◆ **What needs to be done**: Look through the data below and return each line where "this" appears.

-- BEGIN Data listing --

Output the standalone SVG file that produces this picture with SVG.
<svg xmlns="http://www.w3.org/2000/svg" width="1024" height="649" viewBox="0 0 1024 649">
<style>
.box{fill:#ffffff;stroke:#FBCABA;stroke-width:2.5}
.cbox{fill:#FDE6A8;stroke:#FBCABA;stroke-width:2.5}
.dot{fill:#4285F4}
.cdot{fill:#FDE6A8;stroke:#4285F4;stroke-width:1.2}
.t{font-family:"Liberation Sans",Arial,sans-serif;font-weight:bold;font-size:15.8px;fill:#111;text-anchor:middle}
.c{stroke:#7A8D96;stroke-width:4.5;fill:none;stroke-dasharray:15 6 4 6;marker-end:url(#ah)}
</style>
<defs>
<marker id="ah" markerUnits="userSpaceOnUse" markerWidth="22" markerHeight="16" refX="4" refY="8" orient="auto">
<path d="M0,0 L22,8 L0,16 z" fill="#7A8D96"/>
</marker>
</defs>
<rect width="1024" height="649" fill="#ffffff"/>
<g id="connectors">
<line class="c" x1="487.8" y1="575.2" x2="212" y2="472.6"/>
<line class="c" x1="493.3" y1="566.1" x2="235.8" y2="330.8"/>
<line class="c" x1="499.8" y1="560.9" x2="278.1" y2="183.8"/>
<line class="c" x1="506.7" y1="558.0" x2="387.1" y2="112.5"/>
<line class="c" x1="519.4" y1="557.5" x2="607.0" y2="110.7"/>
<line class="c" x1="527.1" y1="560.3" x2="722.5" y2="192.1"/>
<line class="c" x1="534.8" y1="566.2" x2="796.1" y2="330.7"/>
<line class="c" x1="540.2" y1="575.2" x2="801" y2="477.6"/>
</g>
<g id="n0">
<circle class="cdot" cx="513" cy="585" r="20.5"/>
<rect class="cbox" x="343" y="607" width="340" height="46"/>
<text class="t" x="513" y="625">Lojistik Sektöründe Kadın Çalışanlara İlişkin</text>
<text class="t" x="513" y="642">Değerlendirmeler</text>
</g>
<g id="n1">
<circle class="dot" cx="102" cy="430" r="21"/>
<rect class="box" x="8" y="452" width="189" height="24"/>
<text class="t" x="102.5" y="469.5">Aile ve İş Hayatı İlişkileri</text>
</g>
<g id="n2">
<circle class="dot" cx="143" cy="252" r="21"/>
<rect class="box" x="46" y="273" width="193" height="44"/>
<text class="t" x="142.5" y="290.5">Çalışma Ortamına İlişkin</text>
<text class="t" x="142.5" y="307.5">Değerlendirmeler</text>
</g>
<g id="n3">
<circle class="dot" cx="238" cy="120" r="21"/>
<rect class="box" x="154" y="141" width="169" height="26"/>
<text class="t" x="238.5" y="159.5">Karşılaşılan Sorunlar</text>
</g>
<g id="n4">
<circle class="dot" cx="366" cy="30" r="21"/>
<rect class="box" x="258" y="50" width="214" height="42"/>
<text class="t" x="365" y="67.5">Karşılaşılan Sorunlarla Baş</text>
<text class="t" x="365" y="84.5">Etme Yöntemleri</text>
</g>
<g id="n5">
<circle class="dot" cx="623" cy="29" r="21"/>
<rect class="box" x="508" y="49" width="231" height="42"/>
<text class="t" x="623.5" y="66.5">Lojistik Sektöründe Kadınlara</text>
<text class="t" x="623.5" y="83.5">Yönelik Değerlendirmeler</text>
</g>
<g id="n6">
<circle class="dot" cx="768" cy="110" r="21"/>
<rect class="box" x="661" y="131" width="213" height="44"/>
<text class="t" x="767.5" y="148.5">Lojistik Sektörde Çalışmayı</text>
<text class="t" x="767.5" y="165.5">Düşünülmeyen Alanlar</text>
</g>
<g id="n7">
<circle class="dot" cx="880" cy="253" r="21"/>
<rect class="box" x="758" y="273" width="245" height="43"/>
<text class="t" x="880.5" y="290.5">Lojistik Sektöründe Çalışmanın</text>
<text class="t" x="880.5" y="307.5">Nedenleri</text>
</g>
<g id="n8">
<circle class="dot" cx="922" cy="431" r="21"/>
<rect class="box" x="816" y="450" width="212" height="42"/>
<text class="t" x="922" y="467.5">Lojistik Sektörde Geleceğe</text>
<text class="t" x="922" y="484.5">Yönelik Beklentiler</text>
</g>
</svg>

-- END Data listing --
-- BEGIN Data listing --

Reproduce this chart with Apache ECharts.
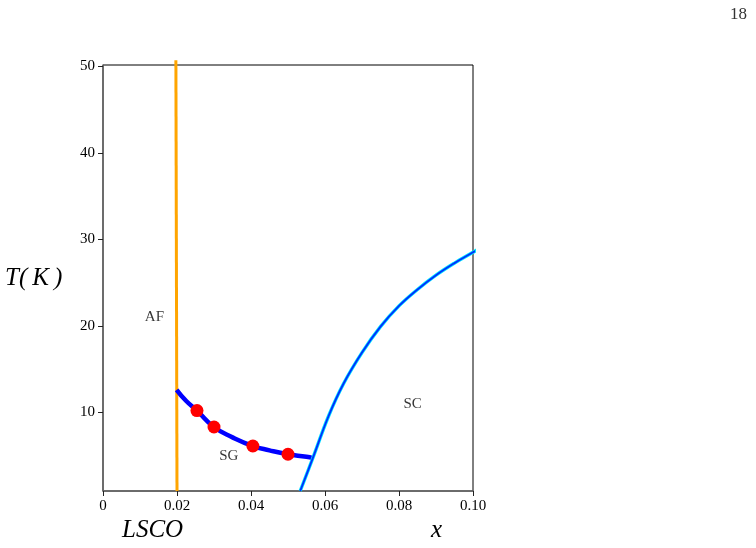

-- END Data listing --

◆ **Output below**:
Output the standalone SVG file that produces this picture with SVG.
Reproduce this chart with Apache ECharts.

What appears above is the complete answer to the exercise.